Any time you make Step move, increase that move distance by 5ft.


Corvo Spiritwind wrote:

Wasn't really going for a min-max approach. Mostly just picking up Monk for the tiger claw attacks on a rogue as an alternative to Spiked Gauntlets and didn't like the other human/elf feat options so went with Elf-Step. The wording is still curious to me, but if the concensus is that it doesn't work, then sure. I'm still on the fence on the logic of one specific saying "You Step 5ft twice." and a passive specific saying "But you can Step 10ft".

If it worked it'd be a bonus, but nothing impactful on the build itself.

Sorry, not accusing you. Just noting that they likely changed the feats so they couldn't combo because they felt a 20' step was 'too strong' or something along those lines. But it isn't really an offensive of a combo... especially when compared to... those catgirls.

Deadmanwalking wrote:

Well, the thing is that, Linnorms aside, AoO isn't universal among any of those categories (sorry for any confusion). It's almost exclusive to them, but by no means do all creatures in any of those categories (except Linnorms) have AoO.
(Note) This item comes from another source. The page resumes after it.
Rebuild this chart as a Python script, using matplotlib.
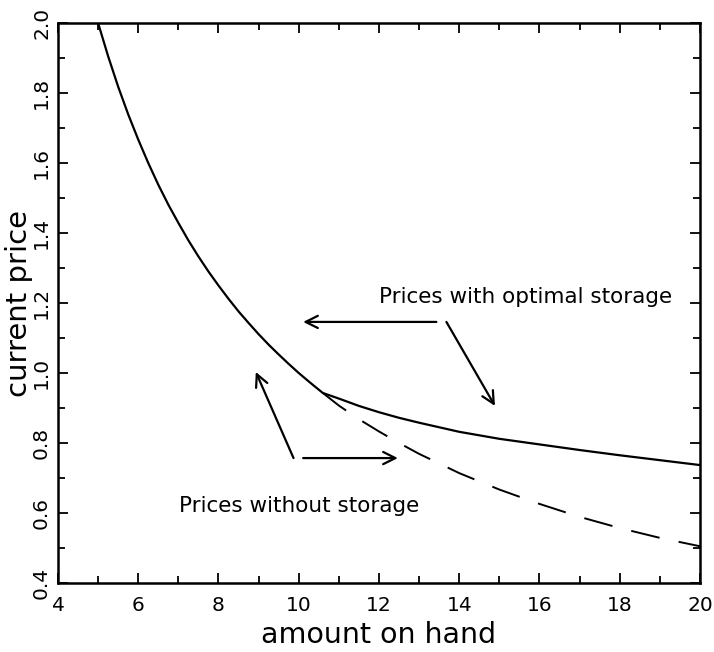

And actually, I slightly misstated in Giants who has them (only Fire and Cloud Giants have AoO). While for Demons and Devils, it's mostly the high level ones (of the ones level 10 and below, only the Vrock and Barbazu have AoO...of the ones level 15 and below, add the Gelugon and only them to that list). And for Humanoid opponents, it's not all fighty-types, just the ones that, thematically, really fit with the Fighter Class (and are melee focused).

Now, in practice, it is possible you should consider all Dragons to have AoO, since they all have some Reaction they can use when you move around them, but frankly that leaves just them and Linnorms as general categories possessing AoO equivalents.

Fair enough. I saw that a lot of the lower level giants lack the reaction. Still... it is something to consider. It is basically a defense that becomes somewhat more common at higher levels. And it is spatter around enough monster types that a GM can shoehorn it into various scenarios.

Liberty's Edge

lemeres wrote:
Fair enough. I saw that a lot of the lower level giants lack the reaction. Still... it is something to consider. It is basically a defense that becomes somewhat more common at higher levels.

It's certainly a factor, but not a deciding one. IMO, it only becomes slightly more common at high levels, and it's around 15% of monsters in the book...so in reality you won't be dealing with it as often as all that.

lemeres wrote:
And it is spatter around enough monster types that a GM can shoehorn it into various scenarios.

If your GM is actively trying to screw you over with their monster choices, I think you have bigger problems than AoO stuff.


Deadmanwalking wrote:

I count 60 creatures (out of around 400) with either AoO or something that works nearly identically.

But most of those are actually in very predictable categories:

1. Creatures that would be statted with Fighter levels in PF1 (Hobgoblin Soldiers, Orc Warriors, higher ranking Ogres and Gnolls, etc.)

2. Giants. Specifically 'true' Giants (Cloud, Stone, etc.)

3. Dragons (not all have it, but several whole types do, like Red Dragons).

4. Linnorms. They all have it.

5. Specifically martial Demons and Devils (Vrocks, Mariliths, Barbazu, etc.).

Very few things not in the above categories have AoO.

I think they balanced the release of AoO quite well given the above. You can handily expect to fight at least some of those creatures every campaign, plausibly every major arc of any given campaign, so your investment in abilities that compensate for AoO isn't a waste assuming you are sufficiently dependant on mobility. However you shouldn't expect to fight them every game session barring specific campaign styles so the game stays mobile with AoO as the exception.